Updated: Thu, Feb 14 2008. 12 12 AM IST
The bougainvillea (Bougainvillea glabra) is in bloom once again. There’s something special about these spring flowers. The autumn outbreak of blossoms brings with it a different symbolism. The spring boungainvillea is more tentative and the branches are a little more vulnerable after the harsh winter. And then, it’s a riot out there. Red or crimson, pink, white, yellow, orange, even a robust lavender.
The bougainvillea is named after the French statesman, mathematician and sailor Admiral Louis-Antoine de Bougainville. He encouraged the spirit of discovery and adventure. A botanist in his team found the plant in Brazil in 1768. The discoverers must have been overwhelmed by the many talents of this plant, naturally found in South America, so they named it after the leader of the expedition.
What they liked were the leaves. The flower of the bougainvillea is tubular and white, surrounded by three leaves or bracts. The thorny bougainvillea can grow to be a woody vine and it can also be maintained in trays and troughs. It can be grown on the hedge as a hedge or an arch or allowed to climb up a tree.
Some of the most prolific bougainvillea in Delhi is in Chanakyapuri, in the heart of the city. I recall driving up Sardar Patel Marg, about 15 years ago, towards President’s Estate. To the right were walls and hedges of trained bougainvillea. Neatly maintained, performing their role of being a barricade and natural, thorny barrier and yet, throwing the flowers out in abandon. To the left, skirting the ridge, bursts of untrained colour from bougainvillea left to grow wild, proving to whoever chose to note how hardy this plant is. Unfortunately, some of those houses have now been brought down, and the bougainvillea has gone with them.
If you’re looking for a low-fuss and almost no-fuss plant that suffers few to rare pests such as aphids, needs very little water and rewards your thrift with water with brilliant blooms, choose the bougainvillea. The thorns help the plant claw its way up and when trained on a wall, they keep others from clawing up.

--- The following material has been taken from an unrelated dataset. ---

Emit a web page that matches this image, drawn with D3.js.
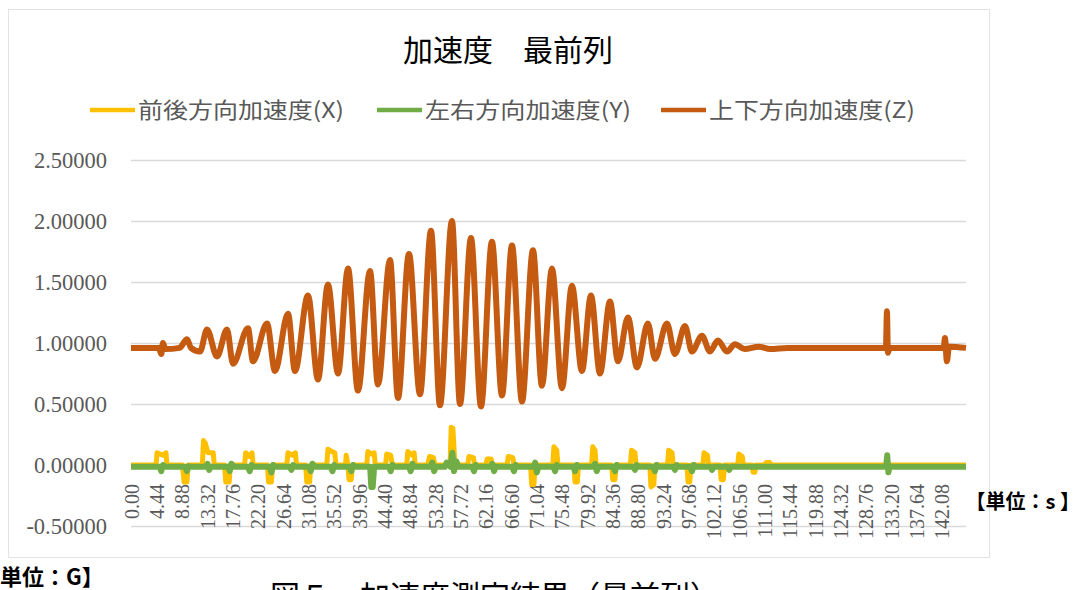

To get more flowers, try pruning the bougainvillea and place the plant in direct sun. In fact, if you overwater, it rewards you with no flowers and may even die, shedding its leaves along the way. Make sure there are nodes for the new shoot to branch out. The cutting can be a little touchy about being transplanted, so plant it in little throwaway glasses. When the plant is ready for a bigger container, lower the entire container into the soil, snip the glass along the length and ease the plant out. Experienced gardeners says you must repot once a year, removing the outer roots.
Too much love and attention can annoy the bougainvillea. Once, I touched the root while weeding. It seemed to me that the injured bougainvillea sulked, threw down all its leaves and looked like deadwood. But an occasional scratch showed me there was life and hope. I carefully tended it and six months later, just when I was beginning to accept defeat, the first leaves appeared. Of course, I’ve never made the same mistake again!
Although bougainvillea is common in large pots, you could try growing them from hanging baskets in well drained soil. The bigger the basket, the better for the plant. The container must get full sun and little water if you want it to flower. Gardeners never forget to tell you that the bougainvillea is a heavy feeder and craves fertilizer. But drive past South Campus in Delhi to see for yourself how it responds to neglect in the wild, with some of the most profuse blooms in town!
But, not everyone likes this plant. One of the most knowledgeable and avid gardeners I know has dozens of plants and flowers but not the bougainvillea. It’s a little too fuss-free, she says. But, what more could novices ask for?